Représentation d'une chaîne alimentaire, Jennifer Parks et Éric Berlow, 2010
En poussant à repenser la structuration de l’entreprise, les systèmes BPM peuvent aussi impacter l’importance donnée aux différents secteurs d’activités dans les prises de décision et notamment la façon dont les métiers commerciaux du front office (marketing, communication, finance…) et les métiers de production du back office (recherche, ingénierie, design, développement…) interagissent entre eux. Plus globalement, l’automatisation peut amener à repenser les systèmes hiérarchiques traditionnels, en luttant contre des organisations trop cloisonnées. Ce cloisonnement est d’ailleurs l’un des principaux freins à l’implémentation du BPM, puisqu’il fonctionne en créant des interconnexions entre les différents services d’une entreprise, ce qui ne peut se faire que si l’entreprise a un objectif de transversalité en amont de la mise en place du système. Ces technologies peuvent permettre d’accompagner la mutation de certaines entreprises vers des modèles hiérarchiques plus évolutifs et horizontaux, une volonté portée en particulier par le mouvement des start-ups, qui cherche à se démarquer des façons traditionnelles de concevoir le travail. Si les premiers systèmes d’automatisation pouvaient avoir tendance à figer les organisations d'entreprise dans certains usages spécifiques, les technologies développées plus récemment tendent à l’inverse à être plus souples, plus dynamiques, poussant leurs utilisateurs à faire évoluer leurs processus et leurs modèles hiérarchiques selon leurs besoins. C’est cette approche que suivent déjà des plateformes en ligne de gestion du travail d’équipe comme
Asana, privilégiant des interfaces très simples et intuitives et une assez grande souplesse d’utilisation. Les designers de service et d’
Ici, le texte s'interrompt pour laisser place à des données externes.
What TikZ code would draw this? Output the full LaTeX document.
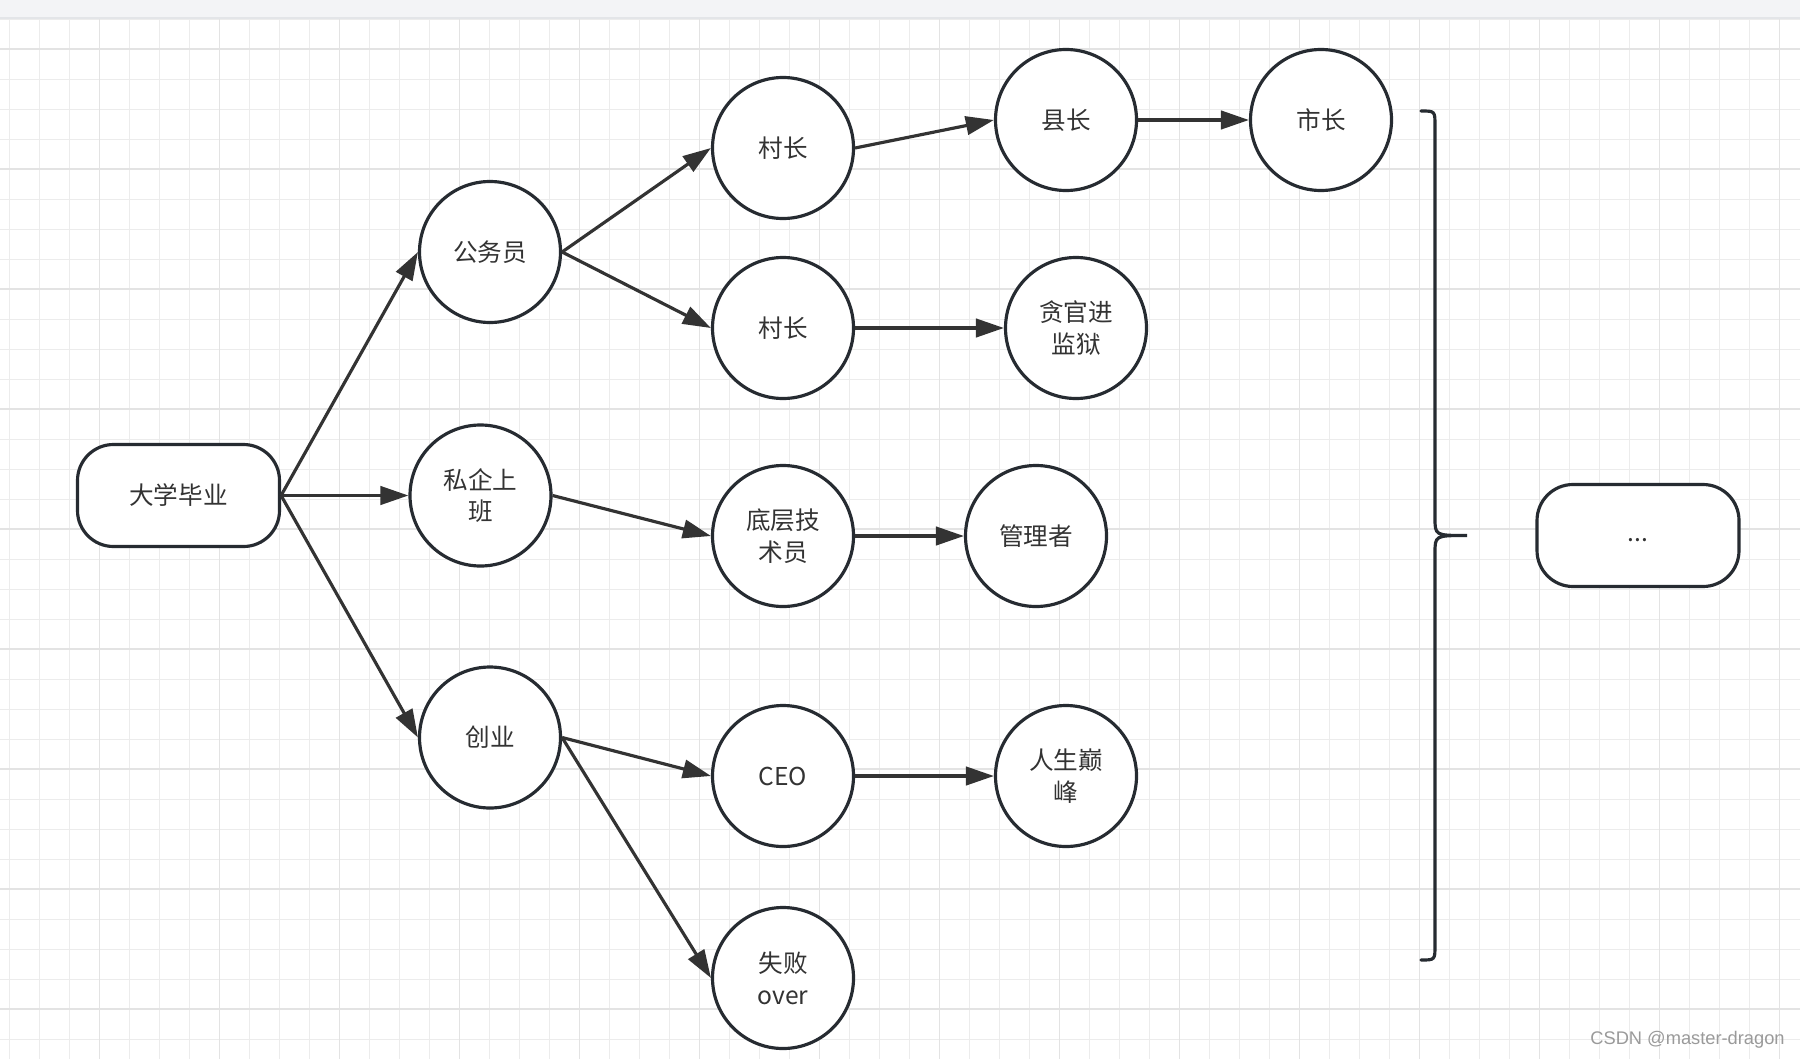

expérience utilisateur (UX) joueront un rôle crucial dans la conception des futurs systèmes d’automatisation, en particulier en favorisant des méthodes d’étude de terrain et de recherche utilisateurs, voire de co-conception avec les utilisateurs dont le travail va être impacté par ces systèmes. En tant que principaux intéressés, ces utilisateurs doivent être écoutés et pris en compte en premier lieu, avant même les intérêts des responsables décidant de l’implantation de ces systèmes dans l’entreprise.
Page de projet, Asana, 2015
Pour pouvoir servir d’outil d’aide à l’évolution du travail et à la restructuration des entreprises, le BPM et les autres outils d’automatisation devront encore s’adapter et pouvoir répondre à différents enjeux techniques. Le principal sera d’être capable d’associer souplesse de modélisation des processus et robustesse d'exécution une fois modélisés. Afin de pouvoir permettre aux utilisateurs de modéliser eux-mêmes leurs processus selon leurs besoins, certains systèmes s’appuient sur des plateformes de développement “ low code ”, c’est à dire des logiciels qui permettent de passer par des “ briques de code ” et une interface graphique simplifiée, ensuite réinterprétée en pur code, plutôt que directement par un logiciel de programmation informatique traditionnel, plus complexe. Si ce type de technologies peut permettre à des utilisateurs peu experts en code d’être plus autonomes, elles ne fonctionneront probablement dans un premier temps que pour des usages assez simples. Pour des cas plus complexes, il restera nécessaire de faire appel au fournisseur du service, ou que celui-ci puisse former les équipes de l’entreprise cliente aux techniques de représentation et de modélisation du système.
L’autre enjeu auquel devront répondre les concepteurs de ces systèmes est celui de la transversalité de leurs usages : comment les outils d’automatisation interagiront-ils avec les autres systèmes utilisés par les entreprises ? Techniquement d’abord, l’enjeu sera d’arriver à faire travailler ensemble des modules technologiques très divers de manière très complémentaire. La question des normes utilisées par les différents fournisseurs de ces systèmes est donc essentielle comme cela a été le cas par le passé pour de nombreux autres logiciels utilisés par les entreprises. Fonctionnellement, il faudra aussi arriver dans la conception de ces outils à éviter la redondance avec les autres systèmes que les employés utilisent déjà, pour ne pas créer de la complexité d’usage inutile et chronophage.